[ENTRIES SUPPLIED start]
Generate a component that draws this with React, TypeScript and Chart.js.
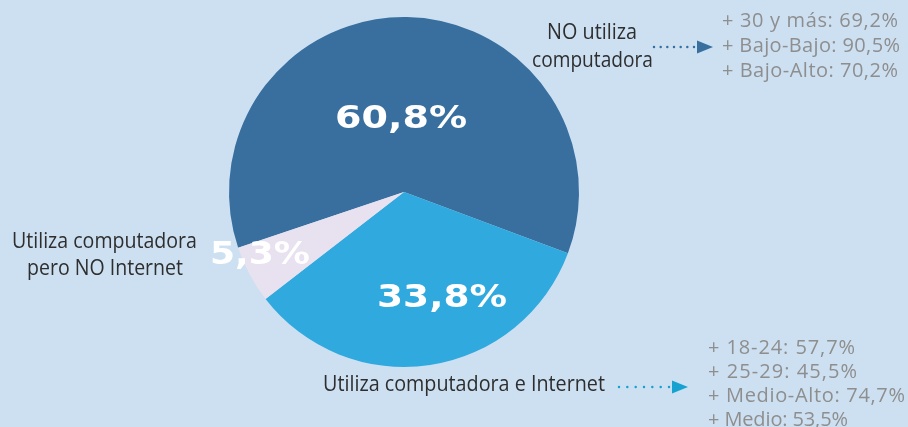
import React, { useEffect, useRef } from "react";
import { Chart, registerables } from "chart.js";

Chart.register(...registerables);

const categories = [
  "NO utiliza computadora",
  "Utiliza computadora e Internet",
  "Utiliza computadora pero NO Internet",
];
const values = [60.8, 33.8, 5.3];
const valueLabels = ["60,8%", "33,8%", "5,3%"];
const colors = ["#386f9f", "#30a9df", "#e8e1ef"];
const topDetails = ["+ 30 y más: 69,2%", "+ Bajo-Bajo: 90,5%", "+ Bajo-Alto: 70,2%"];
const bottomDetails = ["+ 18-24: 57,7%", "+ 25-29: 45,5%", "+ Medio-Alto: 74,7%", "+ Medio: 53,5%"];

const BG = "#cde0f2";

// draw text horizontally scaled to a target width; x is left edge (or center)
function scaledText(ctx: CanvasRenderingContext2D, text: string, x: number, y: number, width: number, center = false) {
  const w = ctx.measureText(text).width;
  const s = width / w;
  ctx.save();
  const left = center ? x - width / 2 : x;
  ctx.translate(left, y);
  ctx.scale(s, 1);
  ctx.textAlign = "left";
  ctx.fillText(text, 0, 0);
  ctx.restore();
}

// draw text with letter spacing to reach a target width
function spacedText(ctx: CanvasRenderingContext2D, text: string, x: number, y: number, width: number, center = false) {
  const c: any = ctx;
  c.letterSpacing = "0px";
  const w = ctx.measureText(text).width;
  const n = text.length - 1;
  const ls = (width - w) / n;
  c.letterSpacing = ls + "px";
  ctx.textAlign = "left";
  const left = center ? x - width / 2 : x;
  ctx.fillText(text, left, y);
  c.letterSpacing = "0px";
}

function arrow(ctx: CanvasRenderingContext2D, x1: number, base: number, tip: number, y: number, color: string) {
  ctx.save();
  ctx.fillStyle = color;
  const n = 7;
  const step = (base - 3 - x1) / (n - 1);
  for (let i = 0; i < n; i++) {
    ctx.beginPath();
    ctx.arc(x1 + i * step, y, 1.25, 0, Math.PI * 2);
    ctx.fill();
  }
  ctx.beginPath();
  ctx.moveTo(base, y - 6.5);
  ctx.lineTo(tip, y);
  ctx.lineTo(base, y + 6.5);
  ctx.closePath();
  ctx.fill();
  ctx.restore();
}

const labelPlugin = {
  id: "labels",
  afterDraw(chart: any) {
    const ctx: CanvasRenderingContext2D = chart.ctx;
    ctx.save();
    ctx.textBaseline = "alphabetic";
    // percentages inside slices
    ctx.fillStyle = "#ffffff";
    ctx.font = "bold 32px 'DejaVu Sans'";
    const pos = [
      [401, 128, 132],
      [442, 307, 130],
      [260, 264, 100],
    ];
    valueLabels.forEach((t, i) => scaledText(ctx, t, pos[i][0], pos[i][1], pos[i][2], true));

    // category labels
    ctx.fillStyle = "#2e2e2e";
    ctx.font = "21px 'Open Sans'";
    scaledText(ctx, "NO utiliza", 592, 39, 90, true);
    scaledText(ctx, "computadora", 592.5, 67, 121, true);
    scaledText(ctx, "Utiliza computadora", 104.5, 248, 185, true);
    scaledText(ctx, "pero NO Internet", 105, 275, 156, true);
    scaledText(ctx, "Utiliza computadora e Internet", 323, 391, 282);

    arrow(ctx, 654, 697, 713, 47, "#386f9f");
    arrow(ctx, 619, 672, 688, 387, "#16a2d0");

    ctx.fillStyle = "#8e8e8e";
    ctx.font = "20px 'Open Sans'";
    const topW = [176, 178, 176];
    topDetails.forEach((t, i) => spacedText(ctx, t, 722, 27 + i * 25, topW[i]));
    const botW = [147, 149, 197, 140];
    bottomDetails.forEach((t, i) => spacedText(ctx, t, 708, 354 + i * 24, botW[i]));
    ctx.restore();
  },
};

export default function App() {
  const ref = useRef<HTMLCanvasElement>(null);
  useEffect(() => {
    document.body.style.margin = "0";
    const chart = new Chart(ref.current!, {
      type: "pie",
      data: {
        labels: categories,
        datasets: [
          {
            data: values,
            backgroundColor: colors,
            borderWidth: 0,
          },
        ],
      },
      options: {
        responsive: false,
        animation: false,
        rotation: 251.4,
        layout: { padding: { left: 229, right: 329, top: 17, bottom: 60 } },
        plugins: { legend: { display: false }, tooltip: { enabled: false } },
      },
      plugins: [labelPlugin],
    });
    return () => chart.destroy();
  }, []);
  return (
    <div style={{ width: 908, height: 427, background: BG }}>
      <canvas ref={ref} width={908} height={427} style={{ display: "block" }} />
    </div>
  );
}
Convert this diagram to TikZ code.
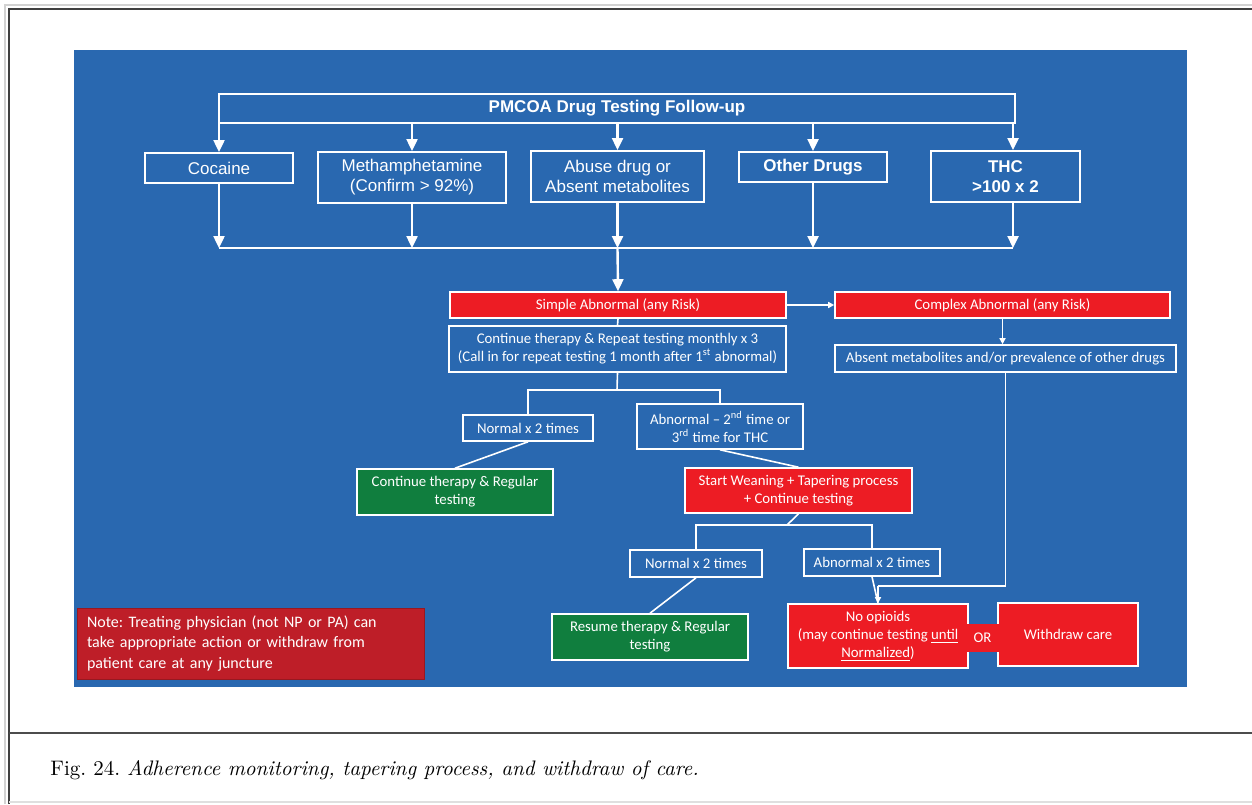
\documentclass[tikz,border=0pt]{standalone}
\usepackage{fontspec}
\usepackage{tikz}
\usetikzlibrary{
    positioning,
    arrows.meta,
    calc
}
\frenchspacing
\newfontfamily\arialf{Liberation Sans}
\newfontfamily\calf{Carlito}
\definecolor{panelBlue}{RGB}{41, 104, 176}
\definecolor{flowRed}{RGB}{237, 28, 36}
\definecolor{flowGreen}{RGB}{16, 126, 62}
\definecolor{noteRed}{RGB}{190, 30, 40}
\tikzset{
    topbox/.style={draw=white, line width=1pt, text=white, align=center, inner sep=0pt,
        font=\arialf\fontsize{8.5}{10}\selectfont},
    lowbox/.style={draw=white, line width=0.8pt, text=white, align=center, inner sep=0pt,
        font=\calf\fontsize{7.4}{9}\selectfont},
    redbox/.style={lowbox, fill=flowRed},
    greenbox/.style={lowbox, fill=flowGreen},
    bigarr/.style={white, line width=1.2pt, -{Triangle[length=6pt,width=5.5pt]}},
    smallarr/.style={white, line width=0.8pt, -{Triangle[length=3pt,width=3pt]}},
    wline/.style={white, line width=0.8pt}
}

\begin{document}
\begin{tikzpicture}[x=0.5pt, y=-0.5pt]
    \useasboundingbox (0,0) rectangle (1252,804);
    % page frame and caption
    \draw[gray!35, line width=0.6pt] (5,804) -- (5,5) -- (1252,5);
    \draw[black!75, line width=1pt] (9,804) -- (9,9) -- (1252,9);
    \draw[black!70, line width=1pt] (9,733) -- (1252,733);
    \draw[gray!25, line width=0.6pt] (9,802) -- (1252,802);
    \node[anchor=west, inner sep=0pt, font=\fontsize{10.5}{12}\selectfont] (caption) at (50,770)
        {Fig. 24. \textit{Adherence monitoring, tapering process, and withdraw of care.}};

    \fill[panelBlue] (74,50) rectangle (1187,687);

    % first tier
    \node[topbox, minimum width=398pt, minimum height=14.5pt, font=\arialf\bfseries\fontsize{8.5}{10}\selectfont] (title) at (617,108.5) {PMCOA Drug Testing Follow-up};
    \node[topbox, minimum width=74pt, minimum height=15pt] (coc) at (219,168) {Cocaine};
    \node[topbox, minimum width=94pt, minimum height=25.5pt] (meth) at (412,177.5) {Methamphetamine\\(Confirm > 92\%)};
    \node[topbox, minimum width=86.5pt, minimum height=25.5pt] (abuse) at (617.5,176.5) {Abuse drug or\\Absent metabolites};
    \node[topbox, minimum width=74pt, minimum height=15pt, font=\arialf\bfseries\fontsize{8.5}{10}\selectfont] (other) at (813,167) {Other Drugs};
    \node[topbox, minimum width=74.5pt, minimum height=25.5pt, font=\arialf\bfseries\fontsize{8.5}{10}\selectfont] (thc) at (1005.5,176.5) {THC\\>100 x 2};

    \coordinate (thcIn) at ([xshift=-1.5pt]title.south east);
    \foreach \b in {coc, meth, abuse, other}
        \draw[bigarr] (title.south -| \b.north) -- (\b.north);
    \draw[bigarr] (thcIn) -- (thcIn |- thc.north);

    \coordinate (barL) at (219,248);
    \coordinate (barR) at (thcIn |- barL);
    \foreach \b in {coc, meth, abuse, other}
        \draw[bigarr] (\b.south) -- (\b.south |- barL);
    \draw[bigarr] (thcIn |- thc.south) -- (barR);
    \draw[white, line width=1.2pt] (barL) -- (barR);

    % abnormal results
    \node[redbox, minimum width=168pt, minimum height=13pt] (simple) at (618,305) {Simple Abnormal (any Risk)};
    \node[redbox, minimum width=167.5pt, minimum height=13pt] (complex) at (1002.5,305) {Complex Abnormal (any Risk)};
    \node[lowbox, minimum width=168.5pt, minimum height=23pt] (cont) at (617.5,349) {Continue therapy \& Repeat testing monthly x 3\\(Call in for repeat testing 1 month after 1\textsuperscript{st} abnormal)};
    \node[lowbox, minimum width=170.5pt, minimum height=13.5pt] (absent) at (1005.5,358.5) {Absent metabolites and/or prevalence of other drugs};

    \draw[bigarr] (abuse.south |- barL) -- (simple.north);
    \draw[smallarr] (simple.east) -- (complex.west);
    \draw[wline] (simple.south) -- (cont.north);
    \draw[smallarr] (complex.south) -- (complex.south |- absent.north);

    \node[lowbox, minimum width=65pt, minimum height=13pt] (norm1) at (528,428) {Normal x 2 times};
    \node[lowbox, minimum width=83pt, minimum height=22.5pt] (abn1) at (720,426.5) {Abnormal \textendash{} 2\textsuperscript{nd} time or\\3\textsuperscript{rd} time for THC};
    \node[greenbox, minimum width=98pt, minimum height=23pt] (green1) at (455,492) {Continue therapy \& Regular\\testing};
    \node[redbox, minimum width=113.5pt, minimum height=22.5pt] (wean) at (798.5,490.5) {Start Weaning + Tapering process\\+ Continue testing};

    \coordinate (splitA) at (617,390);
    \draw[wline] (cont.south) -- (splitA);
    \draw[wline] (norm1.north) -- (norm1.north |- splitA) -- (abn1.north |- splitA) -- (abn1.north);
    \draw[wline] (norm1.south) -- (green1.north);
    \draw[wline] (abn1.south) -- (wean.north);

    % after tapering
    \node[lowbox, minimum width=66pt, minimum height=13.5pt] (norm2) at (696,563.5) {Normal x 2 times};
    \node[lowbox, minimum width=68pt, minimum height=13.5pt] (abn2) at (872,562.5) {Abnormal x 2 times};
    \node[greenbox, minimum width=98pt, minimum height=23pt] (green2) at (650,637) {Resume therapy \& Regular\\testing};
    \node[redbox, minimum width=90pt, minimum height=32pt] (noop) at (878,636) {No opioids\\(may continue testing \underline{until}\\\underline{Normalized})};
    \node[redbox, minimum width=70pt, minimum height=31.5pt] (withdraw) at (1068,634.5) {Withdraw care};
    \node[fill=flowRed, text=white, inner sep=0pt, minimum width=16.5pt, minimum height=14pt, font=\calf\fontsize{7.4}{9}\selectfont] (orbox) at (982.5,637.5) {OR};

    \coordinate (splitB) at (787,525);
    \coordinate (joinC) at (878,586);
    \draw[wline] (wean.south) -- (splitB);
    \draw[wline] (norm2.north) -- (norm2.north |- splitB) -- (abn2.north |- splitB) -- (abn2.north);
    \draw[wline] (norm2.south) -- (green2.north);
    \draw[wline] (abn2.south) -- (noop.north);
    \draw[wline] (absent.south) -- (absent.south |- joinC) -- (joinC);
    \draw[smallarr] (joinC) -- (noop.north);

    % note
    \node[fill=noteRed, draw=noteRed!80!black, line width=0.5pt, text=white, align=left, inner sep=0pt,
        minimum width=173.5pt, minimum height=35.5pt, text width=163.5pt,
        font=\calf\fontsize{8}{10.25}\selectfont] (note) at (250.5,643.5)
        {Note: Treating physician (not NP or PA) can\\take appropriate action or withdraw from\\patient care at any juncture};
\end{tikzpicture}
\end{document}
[ENTRIES SUPPLIED end]
Using the listing above, repeat word for word each line from the one with "Convert this diagram to TikZ code." down to the one with "(74,50) rectangle (1187,687);", both included. Omit all pictures.

Convert this diagram to TikZ code.
\documentclass[tikz,border=0pt]{standalone}
\usepackage{fontspec}
\usepackage{tikz}
\usetikzlibrary{
    positioning,
    arrows.meta,
    calc
}
\frenchspacing
\newfontfamily\arialf{Liberation Sans}
\newfontfamily\calf{Carlito}
\definecolor{panelBlue}{RGB}{41, 104, 176}
\definecolor{flowRed}{RGB}{237, 28, 36}
\definecolor{flowGreen}{RGB}{16, 126, 62}
\definecolor{noteRed}{RGB}{190, 30, 40}
\tikzset{
    topbox/.style={draw=white, line width=1pt, text=white, align=center, inner sep=0pt,
        font=\arialf\fontsize{8.5}{10}\selectfont},
    lowbox/.style={draw=white, line width=0.8pt, text=white, align=center, inner sep=0pt,
        font=\calf\fontsize{7.4}{9}\selectfont},
    redbox/.style={lowbox, fill=flowRed},
    greenbox/.style={lowbox, fill=flowGreen},
    bigarr/.style={white, line width=1.2pt, -{Triangle[length=6pt,width=5.5pt]}},
    smallarr/.style={white, line width=0.8pt, -{Triangle[length=3pt,width=3pt]}},
    wline/.style={white, line width=0.8pt}
}

\begin{document}
\begin{tikzpicture}[x=0.5pt, y=-0.5pt]
    \useasboundingbox (0,0) rectangle (1252,804);
    % page frame and caption
    \draw[gray!35, line width=0.6pt] (5,804) -- (5,5) -- (1252,5);
    \draw[black!75, line width=1pt] (9,804) -- (9,9) -- (1252,9);
    \draw[black!70, line width=1pt] (9,733) -- (1252,733);
    \draw[gray!25, line width=0.6pt] (9,802) -- (1252,802);
    \node[anchor=west, inner sep=0pt, font=\fontsize{10.5}{12}\selectfont] (caption) at (50,770)
        {Fig. 24. \textit{Adherence monitoring, tapering process, and withdraw of care.}};

    \fill[panelBlue] (74,50) rectangle (1187,687);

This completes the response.